TGL : Justement, pouvez-vous nous parler de votre stratégie sur le numérique ?
Z. J. : En Chine, les journaux privés sont très récents, ils n’existent que depuis vingt ou trente ans à peine. Par conséquent, ils ont moins bien résisté qu’ailleurs à la vague soulevée par Internet et les nouveaux médias. Aujourd’hui, en plus de notre site web, nous avons également notre propre application. Nous utilisons aussi les réseaux sociaux chinois, en particulier Weibo [le Twitter chinois, NDLR ] et WeChat [l’équivalent chinois de WhatsApp, plus de 800 millions d’utilisateurs, NDLR]. Ce sont ces plates-formes qui désormais nous apportent des revenus publicitaires. Chaque jour, notre site compte 4 millions de pages vues !

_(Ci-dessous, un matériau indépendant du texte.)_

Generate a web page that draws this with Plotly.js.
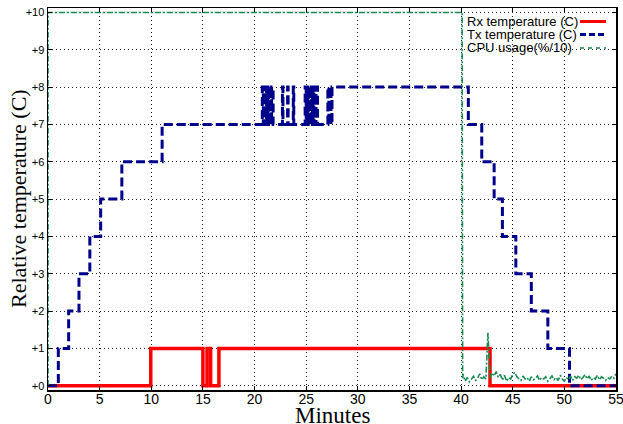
<!DOCTYPE html>
<html>
<head>
<meta charset="utf-8">
<script src="https://cdn.plot.ly/plotly-3.0.1.min.js"></script>
<style>html,body{margin:0;padding:0;background:#fff;}#chart{width:623px;height:424px;}</style>
</head>
<body>
<div id="chart"></div>
<script>
// ---- data ----
const seriesNames = ["Rx temperature (C)", "Tx temperature (C)", "CPU usage(%/10)"];

const rxTime = [0, 9.95, 15.0, 15.4, 15.75, 16.55, 42.8, 55];
const rxTemp = [0, 1, 0, 1, 0, 1, 0, 0];

const txTime = [0, 1.0, 2.0, 3.0, 4.05, 5.1, 7.15, 11.05,
  20.75, 20.85, 20.9, 21.0, 21.05, 21.15, 21.2, 21.3, 21.35, 21.45, 21.5, 21.6, 21.65, 21.8,
  22.7, 22.75, 23.2, 23.25, 23.75, 23.8,
  24.9, 25.0, 25.05, 25.15, 25.2, 25.3, 25.35, 25.45, 25.5, 25.6, 25.65, 25.75, 25.8, 25.9, 25.95, 26.1,
  27.1, 27.2, 27.3, 27.4, 27.5,
  40.7, 42.0, 43.2, 44.0, 45.3, 46.8, 48.4, 50.5, 55];
const txTemp = [0, 1, 2, 3, 4, 5, 6, 7,
  8, 7, 8, 7, 8, 7, 8, 7, 8, 7, 8, 7, 8, 7,
  8, 7, 8, 7, 8, 7,
  8, 7, 8, 7, 8, 7, 8, 7, 8, 7, 8, 7, 8, 7, 8, 7,
  8, 7, 8, 7, 8,
  7, 6, 5, 4, 3, 2, 1, 0, 0];

const cpuTime = [0, 0, 40.1, 40.15,
  40.2, 40.4, 40.6, 40.8, 41.0, 41.2, 41.4, 41.6, 41.8, 42.0,
  42.2, 42.4, 42.6, 42.8, 43.0, 43.2, 43.4, 43.6, 43.8, 44.0,
  44.2, 44.4, 44.6, 44.8, 45.0, 45.2, 45.4, 45.6, 45.8, 46.0,
  46.2, 46.4, 46.6, 46.8, 47.0, 47.2, 47.4, 47.6, 47.8, 48.0,
  48.2, 48.4, 48.6, 48.8, 49.0, 49.2, 49.4, 49.6, 49.8, 50.0,
  50.2, 50.4, 50.6, 50.8, 51.0, 51.2, 51.4, 51.6, 51.8, 52.0,
  52.2, 52.4, 52.6, 52.8, 53.0, 53.2, 53.4, 53.6, 53.8, 54.0,
  54.2, 54.4, 54.6, 54.8, 55.0];
const cpuUsage = [0, 10, 10, 0.2,
  0.30, 0.12, 0.22, 0.10, 0.18, 0.25, 0.14, 0.20, 0.32, 0.16,
  0.24, 0.18, 1.42, 0.20, 0.34, 0.26, 0.38, 0.22, 0.30, 0.15,
  0.28, 0.12, 0.22, 0.18, 0.30, 0.36, 0.24, 0.20, 0.14, 0.26,
  0.18, 0.22, 0.12, 0.24, 0.16, 0.20, 0.26, 0.14, 0.22, 0.18,
  0.24, 0.12, 0.20, 0.26, 0.16, 0.22, 0.14, 0.28, 0.18, 0.12,
  0.22, 0.16, 0.26, 0.14, 0.24, 0.20, 0.28, 0.16, 0.22, 0.30,
  0.18, 0.26, 0.14, 0.22, 0.18, 0.28, 0.16, 0.24, 0.20, 0.14,
  0.22, 0.18, 0.26, 0.20, 0.32];

const xTickVals = [0, 5, 10, 15, 20, 25, 30, 35, 40, 45, 50, 55];
const yTickVals = [0, 1, 2, 3, 4, 5, 6, 7, 8, 9, 10];
const yTickText = ["+0", "+1", "+2", "+3", "+4", "+5", "+6", "+7", "+8", "+9", "+10"];

// ---- styles ----
const rxColor = "#ff0000", txColor = "#00008b", cpuColor = "#188a50";
const cpuDash = "6px,2px,2px,2px";
const txDash = "9px,4px";

const traces = [
  {x: rxTime, y: rxTemp, mode: "lines", name: seriesNames[0],
   line: {color: rxColor, width: 3.5, shape: "hv"}},
  {x: txTime, y: txTemp, mode: "lines", name: seriesNames[1],
   line: {color: txColor, width: 3, shape: "hv", dash: txDash}},
  {x: cpuTime, y: cpuUsage, mode: "lines", name: seriesNames[2],
   line: {color: cpuColor, width: 1.6, dash: cpuDash}}
];

// custom legend (text then line sample, as in the original)
const legRowY = [0.9647, 0.9306, 0.8953];
const legStyles = [
  {color: rxColor, width: 3, dash: "solid"},
  {color: txColor, width: 3, dash: "6px,3px"},
  {color: cpuColor, width: 1.5, dash: "4px,4px"}
];
const annotations = [];
const shapes = [];
seriesNames.forEach((nm, i) => {
  annotations.push({xref: "paper", yref: "paper", x: 0.734, y: legRowY[i],
    xanchor: "left", yanchor: "middle", text: nm, showarrow: false,
    font: {family: "Liberation Sans, Arial, sans-serif", size: 13, color: "#000"}});
  shapes.push({type: "line", xref: "paper", yref: "paper",
    x0: 0.9366, x1: 0.9824, y0: legRowY[i], y1: legRowY[i],
    line: legStyles[i], layer: "above"});
});
annotations.push({xref: "paper", yref: "paper", x: 0.5, y: -0.068,
  xanchor: "center", yanchor: "middle", text: "Minutes", showarrow: false,
  font: {family: "Liberation Serif, Times New Roman, serif", size: 23, color: "#000"}});
annotations.push({xref: "paper", yref: "paper", x: -0.0528, y: 0.5,
  xanchor: "center", yanchor: "middle", text: "Relative temperature (C)", textangle: -90,
  showarrow: false,
  font: {family: "Liberation Serif, Times New Roman, serif", size: 22, color: "#000"}});

const gridStyle = {showgrid: true, gridcolor: "#222", griddash: "1px,3px", gridwidth: 1};

const layout = {
  width: 623, height: 424,
  margin: {l: 48, r: 7, t: 8, b: 34, pad: 0},
  paper_bgcolor: "#fff", plot_bgcolor: "#fff",
  showlegend: false,
  font: {family: "Liberation Sans, Arial, sans-serif", color: "#000"},
  xaxis: Object.assign({
    range: [0, 55], tickvals: xTickVals, ticks: "inside", ticklen: 4, tickcolor: "#000",
    showline: true, linecolor: "#000", linewidth: 1.5, mirror: "ticks",
    zeroline: false, tickfont: {size: 14, color: "#000"},
    ticklabeloverflow: "allow", ticklabelstandoff: -4
  }, gridStyle),
  yaxis: Object.assign({
    range: [-0.115, 10.12], tickvals: yTickVals, ticktext: yTickText,
    ticks: "inside", ticklen: 4, tickcolor: "#000",
    showline: true, linecolor: "#000", linewidth: 1.5, mirror: "ticks",
    zeroline: false, tickfont: {size: 11, color: "#000"}
  }, gridStyle),
  annotations: annotations,
  shapes: shapes
};

Plotly.newPlot("chart", traces, layout, {staticPlot: true, displayModeBar: false});
</script>
</body>
</html>
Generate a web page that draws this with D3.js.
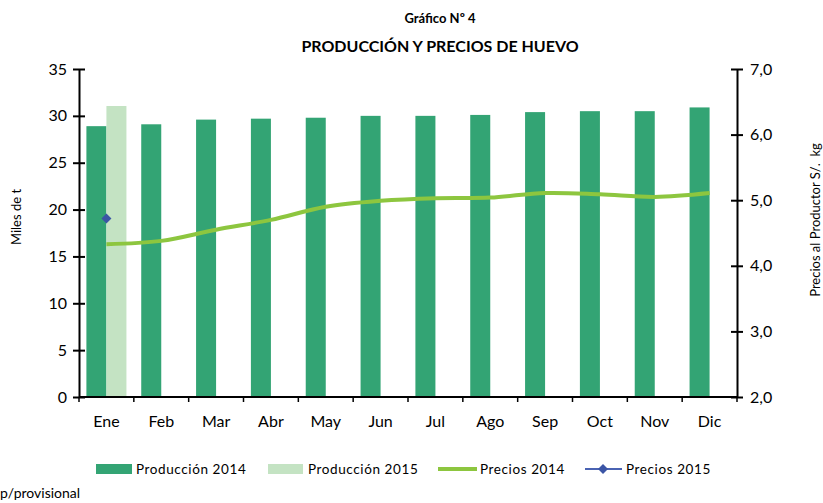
<!DOCTYPE html>
<html><head><meta charset="utf-8">
<script src="https://cdn.jsdelivr.net/npm/d3@7"></script>
<style>body{margin:0;background:#fff}svg{display:block;font-family:Lato,"Open Sans",sans-serif}</style>
</head><body><svg id="c" width="823" height="503"></svg>
<script>
const months = ["Ene","Feb","Mar","Abr","May","Jun","Jul","Ago","Sep","Oct","Nov","Dic"];
const prod2014 = [28.9,29.1,29.6,29.7,29.8,30.0,30.0,30.1,30.4,30.5,30.5,30.9];
const prod2015 = [31.05,null,null,null,null,null,null,null,null,null,null,null];
const precios2014 = [4.33,4.38,4.55,4.70,4.90,4.99,5.03,5.04,5.11,5.09,5.05,5.11];
const precios2015 = [4.72,null,null,null,null,null,null,null,null,null,null,null];
const leftTicks = [0,5,10,15,20,25,30,35];
const rightTicks = [2,3,4,5,6,7];
const seriesNames = ["Producción 2014","Producción 2015","Precios 2014","Precios 2015"];

const C = {dark:"#33a474", light:"#c4e3c3", line:"#8dc63f", blue:"#3b55a5"};
const L = 79, R = 737, T = 69, B = 397;
const svg = d3.select("#c");

const x0 = d3.scaleBand().domain(months).range([L,R]).paddingInner(0.27).paddingOuter(0.135);
const x1 = d3.scaleBand().domain(["a","b"]).range([0,x0.bandwidth()]);
const yL = d3.scaleLinear().domain([0,35]).range([B,T]);
const yR = d3.scaleLinear().domain([2,7]).range([B,T]);

// bars
const g = svg.append("g");
months.forEach((m,i)=>{
  if(prod2014[i]!=null) g.append("rect").attr("x",x0(m)+x1("a")).attr("width",x1.bandwidth())
    .attr("y",yL(prod2014[i])).attr("height",B-yL(prod2014[i])).attr("fill",C.dark);
  if(prod2015[i]!=null) g.append("rect").attr("x",x0(m)+x1("b")).attr("width",x1.bandwidth())
    .attr("y",yL(prod2015[i])).attr("height",B-yL(prod2015[i])).attr("fill",C.light);
});

const cx = m => x0(m)+x0.bandwidth()/2;
const line = d3.line().defined(d=>d.v!=null).x(d=>cx(d.m)).y(d=>yR(d.v)).curve(d3.curveCatmullRom.alpha(0.5));
svg.append("path").datum(months.map((m,i)=>({m,v:precios2014[i]})))
  .attr("d",line).attr("fill","none").attr("stroke",C.line).attr("stroke-width",4).attr("stroke-linecap","butt");

const diamond = d3.symbol().type(d3.symbolSquare).size(50);
months.forEach((m,i)=>{
  if(precios2015[i]!=null) svg.append("path").attr("d",diamond())
    .attr("transform",`translate(${cx(m)},${yR(precios2015[i])}) rotate(45)`).attr("fill",C.blue);
});

// axes
const axL = svg.append("g").attr("transform",`translate(${L},0)`)
  .call(d3.axisLeft(yL).tickValues(leftTicks).tickSizeInner(6).tickSizeOuter(0).tickPadding(6));
axL.selectAll(".tick line").attr("x2",-6).attr("x1",6);
const axR = svg.append("g").attr("transform",`translate(${R},0)`)
  .call(d3.axisRight(yR).tickValues(rightTicks).tickSizeInner(6).tickSizeOuter(0).tickPadding(7)
    .tickFormat(d=>d3.format(".1f")(d).replace(".",",")));
axR.selectAll(".tick line").attr("x1",-6).attr("x2",6);
const axB = svg.append("g").attr("transform",`translate(0,${B})`)
  .call(d3.axisBottom(x0).tickSize(0).tickPadding(22));
// boundary ticks
const bounds = months.map(m=>x0(m)-x0.step()*x0.paddingInner()/2).concat([R]);
axB.selectAll(".bt").data(bounds).enter().append("line").attr("x1",d=>d).attr("x2",d=>d)
  .attr("y1",0).attr("y2",5).attr("stroke","#000").attr("stroke-width",1.5);
axB.select(".domain").attr("d",`M${L},0H${R}`);
[axL,axR,axB].forEach(a=>{
  a.select(".domain").attr("stroke","#000").attr("stroke-width",2);
  a.selectAll(".tick line").attr("stroke","#000").attr("stroke-width",2);
  a.selectAll("text").attr("font-family","Lato").attr("font-size",16).attr("fill","#000");
});
axB.selectAll(".tick text").attr("dy","0.5em");

// titles
svg.append("text").attr("x",440).attr("y",23).attr("text-anchor","middle")
  .attr("font-size",13).attr("font-weight","bold").text("Gráfico Nº 4");
svg.append("text").attr("x",440).attr("y",52).attr("text-anchor","middle")
  .attr("font-size",16).attr("font-weight","bold").text("PRODUCCIÓN Y PRECIOS DE HUEVO");
svg.append("text").attr("transform","translate(21,217) rotate(-90)").attr("text-anchor","middle")
  .attr("font-size",13).text("Miles de t");
svg.append("text").attr("transform","translate(820,220) rotate(-90)").attr("text-anchor","middle")
  .attr("font-size",13).attr("xml:space","preserve").text("Precios al Productor S/.  kg");

// legend
const lg = svg.append("g").attr("font-size",13.5).attr("letter-spacing",0.6);
const ly = 469;
lg.append("rect").attr("x",96).attr("y",ly-5).attr("width",36).attr("height",10).attr("fill",C.dark);
lg.append("text").attr("x",136).attr("y",ly+5).text(seriesNames[0]);
lg.append("rect").attr("x",268).attr("y",ly-5).attr("width",35).attr("height",10).attr("fill",C.light);
lg.append("text").attr("x",308).attr("y",ly+5).text(seriesNames[1]);
lg.append("line").attr("x1",438).attr("x2",477).attr("y1",ly).attr("y2",ly).attr("stroke",C.line).attr("stroke-width",4);
lg.append("text").attr("x",480).attr("y",ly+5).text(seriesNames[2]);
lg.append("line").attr("x1",585).attr("x2",622).attr("y1",ly).attr("y2",ly).attr("stroke","#4a63b3").attr("stroke-width",2);
lg.append("path").attr("d",diamond()).attr("transform",`translate(603,${ly}) rotate(45)`).attr("fill",C.blue);
lg.append("text").attr("x",626).attr("y",ly+5).text(seriesNames[3]);

svg.append("text").attr("x",0).attr("y",498).attr("font-size",14).text("p/provisional");
</script></body></html>
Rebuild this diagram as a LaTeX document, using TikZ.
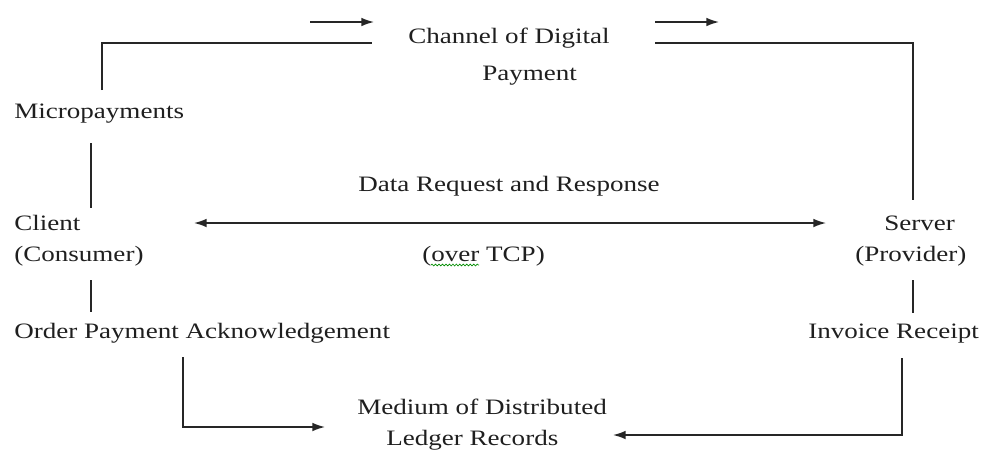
\documentclass[tikz,border=0pt]{standalone}
\usepackage{fontspec}
\setmainfont{Liberation Serif}[FakeStretch=1.23]
\usetikzlibrary{arrows.meta,calc,decorations.pathmorphing}
\begin{document}
\begin{tikzpicture}[x=0.75pt,y=-0.75pt,
  lbl/.style={inner sep=0pt,anchor=base west,text=black!88,font=\fontsize{16.5pt}{18pt}\selectfont},
  conn/.style={line width=1.1pt,draw=black!85},
  arr/.style={conn,-{Latex[length=9.5pt,width=6.5pt]}},
  darr/.style={conn,{Latex[length=9.5pt,width=6.5pt]}-{Latex[length=9.5pt,width=6.5pt]}}]
\useasboundingbox (0,0) rectangle (981,451);
% text nodes
\node[lbl] (chan) at (408,43) {Channel of Digital};
\node[lbl] (pay) at (482,80) {Payment};
\node[lbl] (micro) at (14,118) {Micropayments};
\node[lbl] (data) at (358,191) {Data Request and Response};
\node[lbl] (client) at (14,230) {Client};
\node[lbl] (cons) at (14,261) {(Consumer)};
\node[lbl] (tcp) at (422,261) {(over TCP)};
\node[lbl] (server) at (884,230) {Server};
\node[lbl] (prov) at (855,261) {(Provider)};
\node[lbl] (order) at (14,338) {Order Payment Acknowledgement};
\node[lbl] (inv) at (808,338) {Invoice Receipt};
\node[lbl] (med) at (357,414) {Medium of Distributed};
\node[lbl] (ledg) at (386,445) {Ledger Records};
% coordinates
\coordinate (mtop) at (102,90);
\coordinate (chL) at (372,43);
\coordinate (chR) at (655,43);
\coordinate (stop) at (913,200);
\coordinate (a1s) at (310,22); \coordinate (a1e) at (374,22);
\coordinate (a2s) at (655,22); \coordinate (a2e) at (719,22);
\coordinate (cl) at (194,223); \coordinate (sr) at (826,223);
\coordinate (ordb) at (183,357); \coordinate (medL) at (325,427);
\coordinate (invb) at (902,358); \coordinate (ledR) at (613,435);
% connectors
\draw[conn] (mtop) |- (chL);
\draw[conn] (chR) -| (stop);
\draw[arr] (a1s) -- (a1e);
\draw[arr] (a2s) -- (a2e);
\draw[conn] (91,143) -- (91,208);
\draw[conn] (91,280) -- (91,312);
\draw[conn] (913,280) -- (913,313);
\draw[darr] (cl) -- (sr);
\draw[arr] (ordb) |- (medL);
\draw[arr] (invb) |- (ledR);
% spell-check underline
\draw[green!55!black,line width=0.5pt,decorate,decoration={snake,amplitude=0.7pt,segment length=2.6pt}]
  ($(tcp.base west)+(9,4)$) -- ($(tcp.base west)+(57,4)$);
\end{tikzpicture}
\end{document}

TGL : Votre site Internet est gratuit pour l’instant. Pensez-vous instaurer un système payant ? Ou bien arrêter le journal papier pour ne faire que du web ?
Z. J. : En Chine, la compétition entre les journaux est très féroce. Alors, un modèle payant… C’est difficile à imaginer pour l’instant. Quant à arrêter le print, je pense que cela n’arrivera pas. Même si, cette année, tant de journaux à Shanghai ont cessé de paraître ! Et cela va probablement continuer en 2017. La mairie attache tellement d’importance aux nouveaux médias qu’elle a accepté de condamner des journaux dans lesquels elle avait elle-même investi. Mais le China Business News ne va pas fermer. Nos lecteurs sont fidèles et nos abonnements sont stables. C’est la première chose. Ensuite, en Chine, beaucoup pensent que les articles parus dans le journal papier ont plus de crédibilité que ceux publiés sur le web. Par exemple, les hauts fonctionnaires chinois préfèrent lire le journal en print. Donc, nous allons continuer, avec des articles de fond, des tribunes, tout en améliorant nos infographies et le design du journal.